Unlike the other two highlighted LTL trucking companies, both of which have other business segments in addition to their LTL freight services, Old Dominion Freight Line is exclusively dedicated to LTL trucking services. According to the company’s most recent financial reports:

As of December 2018, Old Dominion operated a total of 235 service center locations.

The company’s fleet consisted of 9,254 tractor units with an average age of 3.5 years, 24,685-line haul trailers with an average age of 6.8 years, and 11,044 P&D trailers with an average age of 7.4 years.

Old Dominion employs more than 21,000 employees, including more than 11,000 drivers.

In 2018, the company generated more than $4.04 billion in operational revenue.

The U.S. Truck Driver Shortage

In order to maintain its strength as an economic stronghold, the trucking industry as a whole will have to address certain issues, including the pervasive truck driver shortage.

Fast Facts About Truck Driving Careers

The trucking industry today employs 7.7 million people, which includes 3.5 million drivers.

Currently, it’s estimated that only 200,000 drivers are women, which accounts for only 5.8% of drivers.

The number of trucking jobs is expected to grow by 6% by 2026.

About 1.7 million truck drivers are heavy and tractor-trailer drivers.

Approximately 40.6% of drivers are minorities.

As of May 2017, the median pay for heavy and tractor-trailer drivers was $42,480 per year.

In 2019, truck driver wages are expected to rise by up to 10%.

Truck drivers can work up to 65 hours a week.

The Truck Driver Lifestyle: Voices from the Road

In May 2018, the Washington Post wrote an article exploring the various factors behind the truck driver shortage. The article featured interviews with both fledgling and seasoned drivers, revealing a kaleidoscope of voices, each one articulating problems that reached far beyond wages.

One recurring theme, which came up often among the drivers interviewed, was the truck driving lifestyle itself. Between demanding hours, isolation, and irregular opportunities for self-care, the truck driving lifestyle can be very difficult, and this is cited by some as a contributing factor in the industry shortage.

Trucking Life and Family

When asked if he would recommend the truck driving profession to others, Michael Dow, co-founder of Dow Brothers Transportation in Dallas, Texas, told the Washington Post, “I don't recommend it to anyone who has a family. My kids are in their 20s now. I missed most of their lives growing up. They tell me they wish I would have been home more. I have been divorced two times because of truck driving. For a real perspective, talk to a trucker’s wife.”

Truck Driver Health and Wellness

Donna Penland, a long-haul driver from Houston, Texas, echoed this sentiment: “It takes a special kind of person, because you basically give up your life for the job. You are dedicated to that truck. … I gained 60 pounds because it’s a sedentary life.
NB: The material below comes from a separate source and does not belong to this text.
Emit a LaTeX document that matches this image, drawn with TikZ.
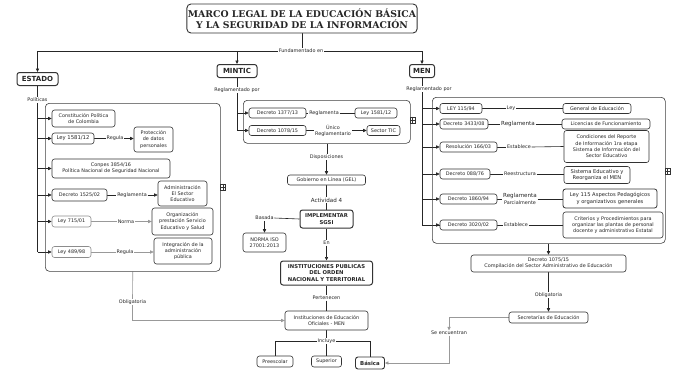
\documentclass[tikz,border=0pt]{standalone}
\usepackage{fontspec}
\setmainfont{DejaVu Sans}
\newfontfamily\titlefont{DejaVu Serif}
\usetikzlibrary{arrows.meta,backgrounds}

\begin{document}
\begin{tikzpicture}[x=1pt,y=-1pt,
  every node/.style={font=\fontsize{4.9}{6.3}\selectfont, text=black!85},
  box/.style={draw=black!80, line width=0.6pt, rounded corners=2.5pt, fill=white, align=center, inner sep=1pt},
  bbox/.style={box, line width=1pt, font=\fontsize{5.3}{6.5}\selectfont\bfseries},
  hbox/.style={box, line width=1pt, font=\fontsize{7}{8}\selectfont\bfseries},
  grp/.style={draw=black!75, line width=0.6pt, rounded corners=4pt, inner sep=0pt, anchor=north west},
  iconb/.style={draw=black!80, line width=0.5pt, minimum width=5, minimum height=6, inner sep=0pt},
  lbl/.style={fill=white, inner sep=0.6pt, align=center},
  ln/.style={draw=black!85, line width=0.6pt},
  gln/.style={draw=black!40, line width=0.6pt},
  arr/.style={-{Triangle[length=3.5pt,width=3.2pt]}},
]
\useasboundingbox (0,0) rectangle (674,375);

% ---------- title and heads
\node[box, line width=0.9pt, rounded corners=4pt, minimum width=226, minimum height=29,
      font=\titlefont\bfseries\fontsize{9.3}{10.8}\selectfont] (title) at (302,18.5)
      {MARCO LEGAL DE LA EDUCACIÓN BÁSICA\\Y LA SEGURIDAD DE LA INFORMACIÓN};
\node[lbl] (fund) at (301,51) {Fundamentado en};
\node[hbox, minimum width=41, minimum height=13] (estado) at (37.5,79) {ESTADO};
\node[hbox, minimum width=40, minimum height=13] (mintic) at (237,71) {MINTIC};
\node[hbox, minimum width=25, minimum height=13] (men) at (422,71) {MEN};

% ---------- ESTADO
\node[lbl] (polit) at (37.5,100) {Políticas};
\node[grp, minimum width=175, minimum height=168] (estG) at (45,103) {};
\node[iconb] (ic1) at (223,187) {};
\node[box, minimum width=63, minimum height=17] (const) at (83.5,118.5) {Constitución Política\\de Colombia};
\node[box, minimum width=42, minimum height=11, font=\fontsize{5.3}{6.3}\selectfont] (ley1581) at (73,138.5) {Ley 1581/12};
\node[box, minimum width=39, minimum height=25] (prot) at (153.5,139.5) {Protección\\de datos\\personales};
\node[box, minimum width=118, minimum height=19] (conpes) at (111,168.5) {Conpes 3854/16\\Política Nacional de Seguridad Nacional};
\node[box, minimum width=55, minimum height=12] (dec1525) at (79.5,195) {Decreto 1525/02};
\node[box, minimum width=49, minimum height=25] (admin) at (182.5,193.5) {Administración\\El Sector\\Educativo};
\node[box, draw=black!45, minimum width=39, minimum height=11] (ley715) at (71.5,221.5) {Ley 715/01};
\node[box, minimum width=61, minimum height=27] (org) at (182.5,221.5) {Organización\\prestación Servicio\\Educativo y Salud};
\node[box, draw=black!45, minimum width=39, minimum height=11] (ley489) at (71.5,252) {Ley 489/98};
\node[box, minimum width=58, minimum height=26] (integ) at (183,251) {Integración de la\\administración\\pública};
\node[lbl] (lReg1) at (115,138.5) {Regula};
\node[lbl] (lRegl2) at (132,195) {Reglamenta};
\node[lbl] (lNorma) at (126,221.5) {Norma};
\node[lbl] (lReg3) at (125,252) {Regula};
\node[lbl] (obl) at (132.5,302) {Obligatoria};

% ---------- MINTIC
\node[lbl] (regM) at (237,90) {Reglamentado por};
\node[grp, minimum width=167, minimum height=43] (mintG) at (243,100) {};
\node[iconb] (ic2) at (412.5,120) {};
\node[box, minimum width=57, minimum height=10] (dec1377) at (277.5,113) {Decreto 1377/13};
\node[box, minimum width=42, minimum height=10] (ley1581b) at (376,113) {Ley 1581/12};
\node[box, minimum width=57, minimum height=10] (dec1078) at (277.5,130.5) {Decreto 1078/15};
\node[box, minimum width=33, minimum height=10] (tic) at (383.5,130.5) {Sector TIC};
\node[lbl] (lRegM) at (324,113) {Reglamenta};
\node[lbl] (lUnico) at (333,130.5) {Único\\Reglamentario};
\node[lbl] (disp) at (326.5,157) {Disposiciones};
\node[box, minimum width=78, minimum height=10] (gel) at (326.5,180) {Gobierno en Línea (GEL)};
\node[lbl, font=\fontsize{5.6}{6.6}\selectfont] (act4) at (326.5,200) {Actividad 4};
\node[bbox, minimum width=53, minimum height=18] (impl) at (326.5,219) {IMPLEMENTAR\\SGSI};
\node[lbl] (basada) at (264.5,218) {Basada};
\node[box, minimum width=43, minimum height=19] (iso) at (264.5,242.5) {NORMA ISO\\27001:2013};
\node[lbl] (en) at (326.5,243) {En};
\node[bbox, minimum width=92, minimum height=24] (instPub) at (326.5,273) {INSTITUCIONES PUBLICAS\\DEL ORDEN\\NACIONAL Y TERRITORIAL};
\node[lbl] (pert) at (326.5,298) {Pertenecen};
\node[box, minimum width=83, minimum height=19] (instEd) at (326.5,320.5) {Instituciones de Educación\\Oficiales - MEN};
\node[lbl] (incl) at (326.5,341) {Incluye};
\node[box, minimum width=36, minimum height=11] (pre) at (275,361.5) {Preescolar};
\node[box, minimum width=30, minimum height=11] (sup) at (326.5,361.5) {Superior};
\node[box, line width=0.9pt, minimum width=29, minimum height=12, font=\fontsize{5.4}{6.4}\selectfont\bfseries] (bas) at (370,363) {Básica};

% ---------- MEN
\node[lbl] (regMen) at (429,89) {Reglamentado por};
\node[grp, minimum width=233, minimum height=146] (menG) at (432,97) {};
\node[iconb] (ic3) at (667.5,171) {};
\node[box, minimum width=42, minimum height=10] (ley115) at (461,108.5) {LEY 115/94};
\node[box, minimum width=68, minimum height=10] (genEd) at (597,108.5) {General de Educación};
\node[box, minimum width=48, minimum height=10] (dec3433) at (464,124) {Decreto 3433/08};
\node[box, minimum width=88, minimum height=10] (lic) at (606,124) {Licencias de Funcionamiento};
\node[box, minimum width=57, minimum height=10] (res166) at (468.5,147) {Resolución 166/03};
\node[box, minimum width=85, minimum height=32] (cond) at (606.5,146.5) {Condiciones del Reporte\\de Información 1ra etapa\\Sistema de Información del\\Sector Educativo};
\node[box, minimum width=50, minimum height=10] (dec088) at (465,174) {Decreto 088/76};
\node[box, minimum width=66, minimum height=17, font=\fontsize{5.2}{6.3}\selectfont] (sist) at (597,175) {Sistema Educativo y\\Reorganiza el MEN};
\node[box, minimum width=57, minimum height=10] (dec1860) at (468.5,199) {Decreto 1860/94};
\node[box, line width=0.8pt, minimum width=94, minimum height=19, font=\fontsize{5.2}{6.3}\selectfont] (ley115asp) at (610,198.5) {Ley 115 Aspectos Pedagógicos\\y organizativos generales};
\node[box, minimum width=57, minimum height=10] (dec3020) at (468.5,225) {Decreto 3020/02};
\node[box, minimum width=100, minimum height=26] (crit) at (613,225) {Criterios y Procedimientos para\\organizar las plantas de personal\\docente y administrativo Estatal};
\node[lbl] (lLey) at (511,108.5) {Ley};
\node[lbl, font=\fontsize{5.6}{6.6}\selectfont] (lReglM) at (518,124) {Reglamenta};
\node[lbl] (lEst1) at (519,147) {Establece};
\node[lbl] (lReest) at (520,174) {Reestructura};
\node[lbl] (lRegPar) at (520,199) {{\fontsize{5.6}{6.6}\selectfont Reglamenta}\\Parcialmente};
\node[lbl] (lEst2) at (516,225) {Establece};
\node[box, minimum width=155, minimum height=17] (dec1075) at (548.5,263.5) {Decreto 1075/15\\Compilación del Sector Administrativo de Educación};
\node[lbl] (obl2) at (548.5,295) {Obligatoria};
\node[box, minimum width=79, minimum height=11] (secr) at (548.5,317.5) {Secretarías de Educación};
\node[lbl] (seEn) at (449,333) {Se encuentran};

% ---------- connectors
\begin{pgfonlayer}{background}
\fill[white] (0,0) rectangle (674,375);
\draw[ln] (title.south) -- (fund.north -| title.south);
\draw[ln,arr] (fund.west) -| (estado.north);
\draw[ln,arr] (fund.east) -| (men.north);
\draw[ln,arr] (mintic.north |- fund.west) -- (mintic.north);
% ESTADO trunk
\draw[ln] (estado.south) -- (polit.north);
\draw[ln] (polit.south) -- (ley489.west -| estado.south);
\foreach \n in {const,ley1581,conpes,dec1525,ley715,ley489}
  \draw[ln,arr] (\n.west -| estado.south) -- (\n.west);
\draw[ln] (ley1581.east) -- (lReg1.west);
\draw[ln,arr] (lReg1.east) -- (lReg1.east -| prot.west);
\draw[ln] (dec1525.east) -- (lRegl2.west);
\draw[ln,arr] (lRegl2.east) -- (lRegl2.east -| admin.west);
\draw[gln] (ley715.east) -- (lNorma.west);
\draw[gln,arr] (lNorma.east) -- (lNorma.east -| org.west);
\draw[gln] (ley489.east) -- (lReg3.west);
\draw[gln,arr] (lReg3.east) -- (lReg3.east -| integ.west);
\draw[gln] (estG.south) -- (obl.north);
\draw[gln,arr] (obl.south) |- (instEd.west);
% MINTIC
\draw[ln] (mintic.south) -- (regM.north);
\draw[ln] (regM.south) -- (dec1078.west -| mintic.south);
\foreach \n in {dec1377,dec1078}
  \draw[ln,arr] (\n.west -| mintic.south) -- (\n.west);
\draw[ln] (dec1377.east) -- (lRegM.west);
\draw[ln] (lRegM.east) -- (ley1581b.west);
\draw[ln] (dec1078.east) -- (lUnico.west);
\draw[ln,arr] (lUnico.east) -- (tic.west);
\draw[ln] (mintG.south) -- (disp.north -| mintG.south);
\draw[ln,arr] (disp.south) -- (gel.north);
\draw[ln] (gel.south) -- (act4.north);
\draw[ln] (act4.south) -- (impl.north);
\draw[ln] (impl.west) -- (basada.east);
\draw[ln,arr] (basada.south) -- (iso.north);
\draw[ln] (impl.south) -- (en.north);
\draw[ln,arr] (en.south) -- (instPub.north);
\draw[ln] (instPub.south) -- (pert.north);
\draw[ln] (pert.south) -- (instEd.north);
\draw[ln] (instEd.south) -- (incl.north);
\draw[ln] (incl.west) -| (pre.north);
\draw[ln] (incl.east) -| (bas.north);
\draw[ln] (incl.south) -- (sup.north);
% MEN
\draw[ln] (men.south) -- (dec3020.west -| men.south) -- (dec3020.west);
\foreach \n in {ley115,dec3433,res166,dec088,dec1860,dec3020}
  \draw[ln,arr] (\n.west -| men.south) -- (\n.west);
\draw[ln] (ley115.east) -- (lLey.west);
\draw[ln] (lLey.east) -- (genEd.west);
\draw[ln] (dec3433.east) -- (lReglM.west);
\draw[ln] (lReglM.east) -- (lic.west);
\draw[ln] (res166.east) -- (lEst1.west);
\draw[ln] (lEst1.east) -- (cond.west);
\draw[ln] (dec088.east) -- (lReest.west);
\draw[ln] (lReest.east) -- (lReest.east -| sist.west);
\draw[ln] (dec1860.east) -- (lRegPar.west);
\draw[ln] (lRegPar.east) -- (lRegPar.east -| ley115asp.west);
\draw[ln] (dec3020.east) -- (lEst2.west);
\draw[ln] (lEst2.east) -- (crit.west);
\draw[ln,arr] (dec1075.north |- menG.south) -- (dec1075.north);
\draw[ln] (dec1075.south) -- (obl2.north);
\draw[ln,arr] (obl2.south) -- (secr.north);
\draw[gln,arr] (secr.west) -| (seEn.north);
\draw[gln,arr] (seEn.south) |- (bas.east);
\end{pgfonlayer}
% regMen label drawn over the trunk
\node[lbl] at (regMen) {Reglamentado por};

% icons inner marks
\foreach \i in {ic1,ic2,ic3}{
  \draw[line width=0.4pt,black!80] (\i.west) -- (\i.east);
  \draw[line width=0.4pt,black!80] (\i.north) -- (\i.south);
}
\end{tikzpicture}
\end{document}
You just drive, sleep, drive, sleep. Companies don’t treat you like a human. You are just a machine that makes money for them.”

Challenges for Female Truck Drivers

Penland also added that, as a female truck driver, there are additional obstacles to overcome. “I think it is a good profession for women, but there are a lot of doors to break down,” she told the Washington Post. "The guys treat you like you’re stupid and don’t know anything.”
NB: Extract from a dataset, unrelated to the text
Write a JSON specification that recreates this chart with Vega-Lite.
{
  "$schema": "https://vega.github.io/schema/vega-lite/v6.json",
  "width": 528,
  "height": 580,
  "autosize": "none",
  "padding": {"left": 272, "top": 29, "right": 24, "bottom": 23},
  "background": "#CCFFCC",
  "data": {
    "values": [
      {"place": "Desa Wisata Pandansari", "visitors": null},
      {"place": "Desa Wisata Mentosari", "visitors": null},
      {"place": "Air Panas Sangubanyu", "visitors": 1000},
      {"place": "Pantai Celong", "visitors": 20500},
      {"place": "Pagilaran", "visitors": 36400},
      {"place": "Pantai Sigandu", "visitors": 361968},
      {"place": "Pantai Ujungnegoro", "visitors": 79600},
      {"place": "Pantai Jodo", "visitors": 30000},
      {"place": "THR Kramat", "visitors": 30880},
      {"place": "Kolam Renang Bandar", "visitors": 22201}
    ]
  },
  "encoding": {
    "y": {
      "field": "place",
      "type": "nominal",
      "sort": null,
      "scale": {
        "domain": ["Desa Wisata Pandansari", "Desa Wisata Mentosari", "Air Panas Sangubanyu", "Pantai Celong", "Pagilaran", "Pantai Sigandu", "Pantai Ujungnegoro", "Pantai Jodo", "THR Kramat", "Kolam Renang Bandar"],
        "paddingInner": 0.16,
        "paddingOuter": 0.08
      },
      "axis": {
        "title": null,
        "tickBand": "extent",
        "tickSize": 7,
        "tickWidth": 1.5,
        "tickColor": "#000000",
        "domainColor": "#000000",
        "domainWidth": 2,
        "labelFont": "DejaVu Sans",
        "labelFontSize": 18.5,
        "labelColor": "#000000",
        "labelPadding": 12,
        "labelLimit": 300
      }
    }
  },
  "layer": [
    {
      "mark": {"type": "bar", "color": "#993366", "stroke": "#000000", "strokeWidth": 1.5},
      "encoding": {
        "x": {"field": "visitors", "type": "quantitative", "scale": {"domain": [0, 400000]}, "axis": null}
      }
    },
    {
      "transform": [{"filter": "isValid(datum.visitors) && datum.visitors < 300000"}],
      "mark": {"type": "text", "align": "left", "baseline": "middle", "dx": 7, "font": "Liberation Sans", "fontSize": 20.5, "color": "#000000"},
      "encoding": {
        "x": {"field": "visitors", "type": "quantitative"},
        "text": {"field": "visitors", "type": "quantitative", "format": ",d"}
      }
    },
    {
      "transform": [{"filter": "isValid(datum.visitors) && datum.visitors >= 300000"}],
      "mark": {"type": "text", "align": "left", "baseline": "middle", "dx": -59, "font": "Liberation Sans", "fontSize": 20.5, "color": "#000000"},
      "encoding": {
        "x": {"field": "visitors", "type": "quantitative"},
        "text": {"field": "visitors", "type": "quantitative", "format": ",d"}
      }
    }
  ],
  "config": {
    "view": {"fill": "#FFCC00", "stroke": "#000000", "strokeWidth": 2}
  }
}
Increased Truck Driver Regulations

For some truckers, such as Lee Klass of Portland, Oregon, an experienced driver of 40 years, the long hours and unusual lifestyle aren’t necessarily the biggest issues with the trucking industry. “It’s a tough life, and there are too many regulations now. There’s a ton more electronic monitoring than when I started,” he told the Washington Post.

For drivers like Klass, who value autonomy, self-employment, and limited supervision, this increased level of monitoring is problematic. “As long as you got your loads delivered, nobody bothered you,” Klass recalls of those earlier years. “Now you’re monitored. As soon as you stop, you get a message from the company asking, ‘Why have you stopped?’ And the government is tracking you with the electronic logging device.”
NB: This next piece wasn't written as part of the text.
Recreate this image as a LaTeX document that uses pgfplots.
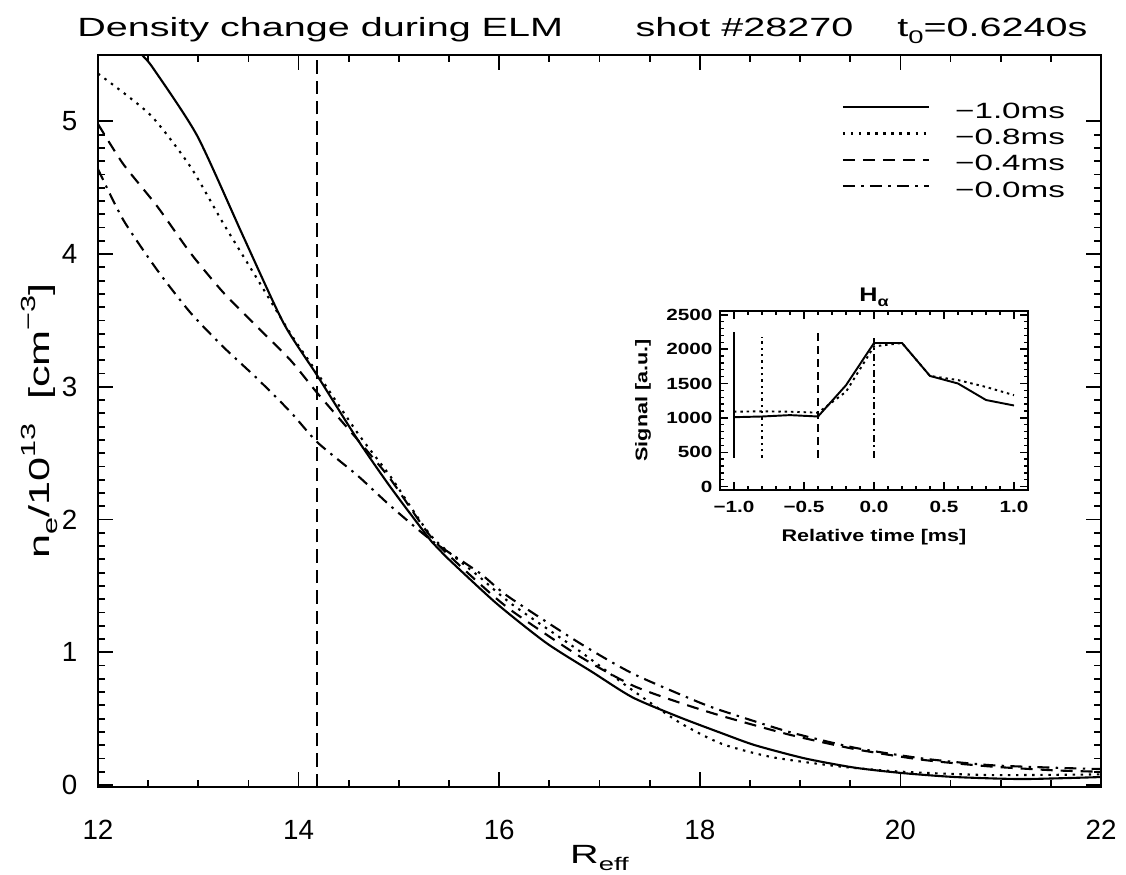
\documentclass[border=0pt]{standalone}
\usepackage{fontspec}
\setmainfont{Liberation Sans}
\newfontfamily\widefont[FakeStretch=1.5]{Liberation Sans}
\newfontfamily\insetfont[FakeStretch=1.28]{Liberation Sans}
\usepackage{pgfplots}
\pgfplotsset{compat=1.18}

% line styles used in both panels
\tikzset{
  dotline/.style={dash pattern=on 0.7pt off 1.6pt},
  dashline/.style={dash pattern=on 3.4pt off 2.3pt},
  dashdotline/.style={dash pattern=on 3.4pt off 1.8pt on 0.7pt off 1.8pt},
}

\begin{document}
\begin{tikzpicture}
\path[use as bounding box] (-0.98,-0.87) rectangle (10.28,7.87);

\begin{axis}[
  at={(0,0)}, anchor=south west, scale only axis,
  width=10.03cm, height=7.32cm,
  xmin=12, xmax=22, ymin=-0.015, ymax=5.5,
  xtick={12,14,...,22}, ytick={0,1,...,5},
  minor x tick num=3, minor y tick num=9,
  major tick length=0.15cm, minor tick length=0.075cm,
  tick align=inside,
  tick style={black, line width=0.5pt},
  axis line style={line width=0.7pt},
  /pgf/number format/assume math mode=true,
  ticklabel style={font=\fontsize{7.9}{9}\selectfont},
  xticklabel style={anchor=center, yshift=-0.43cm},
  yticklabel style={anchor=east, inner sep=0pt, xshift=-0.2cm},
  xlabel={\fontsize{7.5}{9}\widefont R\raisebox{-0.55ex}{\fontsize{5.2}{6}\selectfont eff}},
  xlabel style={at={(axis description cs:0.5,-0.097)}, anchor=center},
  ylabel={\fontsize{8.2}{9}\widefont n\raisebox{-0.55ex}{\fontsize{5.8}{6}\selectfont e}/10\raisebox{0.9ex}{\fontsize{5.8}{6}\selectfont 13}\ \ [cm\raisebox{0.9ex}{\fontsize{5.8}{6}\selectfont −3}]},
  ylabel style={at={(axis description cs:-0.058,0.5)}, anchor=center},
  legend cell align=left,
  legend image code/.code={\draw[#1, line width=0.6pt] (0cm,0.05cm) -- (0.866cm,0.05cm);},
  legend style={draw=none, fill=none, inner sep=0pt, outer sep=0pt,
    at={(axis description cs:0.7415,0.9396)}, anchor=north west,
    font=\fontsize{6.3}{7}\widefont, row sep=0pt,
    nodes={inner sep=0pt, text height=5.5pt, text depth=1.95pt},
    /tikz/every odd column/.append style={column sep=0.247cm}},
]
\addplot[black, line width=0.6pt, smooth, tension=0.4] coordinates {
  (12.40,5.55) (12.44,5.50) (12.55,5.40) (12.99,4.89) (13.45,4.13) (13.85,3.48)
  (14.19,3.08) (14.59,2.60) (14.92,2.24) (15.33,1.83) (15.47,1.72) (15.97,1.37)
  (16.47,1.07) (16.93,0.85) (17.33,0.66) (17.80,0.51) (18.22,0.39) (18.55,0.30)
  (19.05,0.20) (19.55,0.13) (20.02,0.09) (20.55,0.06) (21.22,0.045) (22.0,0.06)
};
\addlegendentry{−1.0ms}
\addplot[black, line width=0.6pt, dotline, smooth, tension=0.4] coordinates {
  (12.0,5.36) (12.52,5.05) (12.92,4.66) (13.25,4.23) (13.59,3.81) (13.92,3.40)
  (14.19,3.10) (14.59,2.65) (14.92,2.32) (15.33,1.87) (15.8,1.57) (16.13,1.36)
  (16.8,1.01) (17.3,0.73) (17.8,0.47) (18.22,0.31) (18.72,0.21) (19.39,0.14)
  (20.02,0.10) (20.89,0.075) (22.0,0.08)
};
\addlegendentry{−0.8ms}
\addplot[black, line width=0.6pt, dashline, smooth, tension=0.4] coordinates {
  (12.0,4.98) (12.25,4.68) (12.59,4.36) (12.92,4.01) (13.25,3.71) (13.59,3.45)
  (13.92,3.20) (14.19,2.95) (14.59,2.60) (14.92,2.30) (15.33,1.86) (15.8,1.52)
  (16.13,1.31) (16.8,0.97) (17.33,0.75) (17.8,0.62) (18.22,0.52) (18.89,0.38)
  (19.55,0.27) (20.22,0.19) (20.89,0.14) (21.55,0.11) (22.0,0.10)
};
\addlegendentry{−0.4ms}
\addplot[black, line width=0.6pt, dashdotline, smooth, tension=0.4] coordinates {
  (12.0,4.64) (12.25,4.26) (12.59,3.88) (12.92,3.56) (13.25,3.30) (13.59,3.06)
  (13.92,2.81) (14.19,2.58) (14.59,2.33) (14.92,2.10) (15.33,1.84) (15.8,1.60)
  (16.09,1.42) (16.8,1.07) (17.33,0.84) (17.97,0.63) (18.22,0.56) (18.89,0.40)
  (19.55,0.28) (20.22,0.20) (20.89,0.15) (21.55,0.13) (22.0,0.12)
};
\addlegendentry{−0.0ms}
\addplot[black, line width=0.6pt, dash pattern=on 3.8pt off 2pt, forget plot]
  coordinates {(14.18,-0.015) (14.18,5.5)};
\end{axis}

\begin{axis}[
  at={(6.22cm,2.97cm)}, anchor=south west, scale only axis,
  width=3.08cm, height=1.793cm,
  xmin=-1.1, xmax=1.1, ymin=-50, ymax=2560,
  xtick={-1,-0.5,0,0.5,1}, xticklabels={−1.0,−0.5,0.0,0.5,1.0},
  ytick={0,500,...,2500}, yticklabels={0,500,1000,1500,2000,2500},
  minor x tick num=4, minor y tick num=4,
  major tick length=0.08cm, minor tick length=0.04cm,
  tick align=inside,
  tick style={black, line width=0.4pt},
  axis line style={line width=0.6pt},
  ticklabel style={font=\fontsize{4.6}{5}\insetfont\bfseries},
  xticklabel style={anchor=center, yshift=-0.17cm},
  yticklabel style={anchor=east, inner sep=0pt, xshift=-0.07cm},
  xlabel={Relative time [ms]},
  ylabel={Signal [a.u.]},
  label style={font=\fontsize{4.8}{5}\insetfont\bfseries},
  xlabel style={at={(axis description cs:0.5,-0.262)}, anchor=center},
  ylabel style={at={(axis description cs:-0.25,0.5)}, anchor=center},
  title={H\raisebox{-0.45ex}{\fontsize{4}{4}\selectfont α}},
  title style={at={(axis description cs:0.5,1)}, anchor=base, yshift=-0.12cm,
    inner sep=0pt, font=\fontsize{5.6}{6}\insetfont\bfseries},
]
\addplot[black, line width=0.55pt] coordinates {
  (-1.0,1010) (-0.8,1020) (-0.6,1040) (-0.4,1020) (-0.2,1475) (0.0,2090)
  (0.2,2090) (0.4,1610) (0.6,1500) (0.8,1260) (1.0,1180)
};
\addplot[black, line width=0.55pt, dash pattern=on 0.7pt off 1.1pt] coordinates {
  (-1.0,1090) (-0.8,1095) (-0.6,1090) (-0.4,1075) (-0.2,1380) (0.0,2040)
  (0.2,2090) (0.4,1610) (0.6,1550) (0.8,1450) (1.0,1330)
};
\addplot[black, line width=0.55pt] coordinates {(-1.0,420) (-1.0,2250)};
\addplot[black, line width=0.55pt, dash pattern=on 0.7pt off 1.1pt] coordinates {(-0.8,420) (-0.8,2170)};
\addplot[black, line width=0.55pt, dash pattern=on 2.3pt off 1.4pt] coordinates {(-0.4,420) (-0.4,2250)};
\addplot[black, line width=0.55pt, dash pattern=on 2pt off 1pt on 0.6pt off 1pt] coordinates {(0.0,420) (0.0,2220)};
\end{axis}

\node[anchor=base west, inner sep=0pt] at (-0.213,7.50)
  {\fontsize{7.5}{9}\widefont Density change during ELM};
\node[anchor=base west, inner sep=0pt] at (5.37,7.50)
  {\fontsize{7.5}{9}\widefont shot \#28270};
\node[anchor=base west, inner sep=0pt] at (7.987,7.50)
  {\fontsize{7.5}{9}\widefont t\raisebox{-0.5ex}{\fontsize{5.2}{6}\selectfont 0}=0.6240s};
\end{tikzpicture}
\end{document}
Uplifting the Trucking Industry

While wages and long hours certainly play a role in the declining number of truck drivers, the issue seems to stem mainly from more nuanced factors, such as the lifestyle involved, interpersonal struggles, and the increasing use and standardization of disruptive technologies.

In order to remedy the shortage, many companies are taking a proactive approach to overhaul the public’s perception of the trucking industry. For example, some companies are focused on expanding truck driver diversity; by actively welcoming women and minorities into the industry, companies will not only have more candidates to choose from, but will also help in changing the pervasive “trucker image” discussed above.

And while the nature of the job will likely always require long, unpredictable hours, having flexible shift options may help make the job less demanding, making it more attractive to would-be drivers.

Disruptive Technology and the Trucking Industry

As for disruptive technologies, many industry experts predict that companies will be making increasing use of data technologies, electric trucking vehicles, and automated trucking. Although some of these technologies are still far from seeing full implementation on a large scale, it’s only a matter of time before they become more widespread — or even standard for the industry.

Not all existing drivers will be comfortable with this, and it may be difficult to retain them. Companies are urged to keep the lines of communication open with their drivers and help ease the transition to more tech-heavy processes if and when it occurs.

Trucking Industry Outlook

Although some economic experts predict that 2019 will see a decrease in general economic growth — and, by extension, a dip in the growth of the trucking industry — the sector still serves as a big source of revenue in the U.S. Furthermore, as e-commerce continues to grow, the demand for trucks continues to rise alongside it, although this will probably prove to be more of a boon to LTL trucking companies than any others.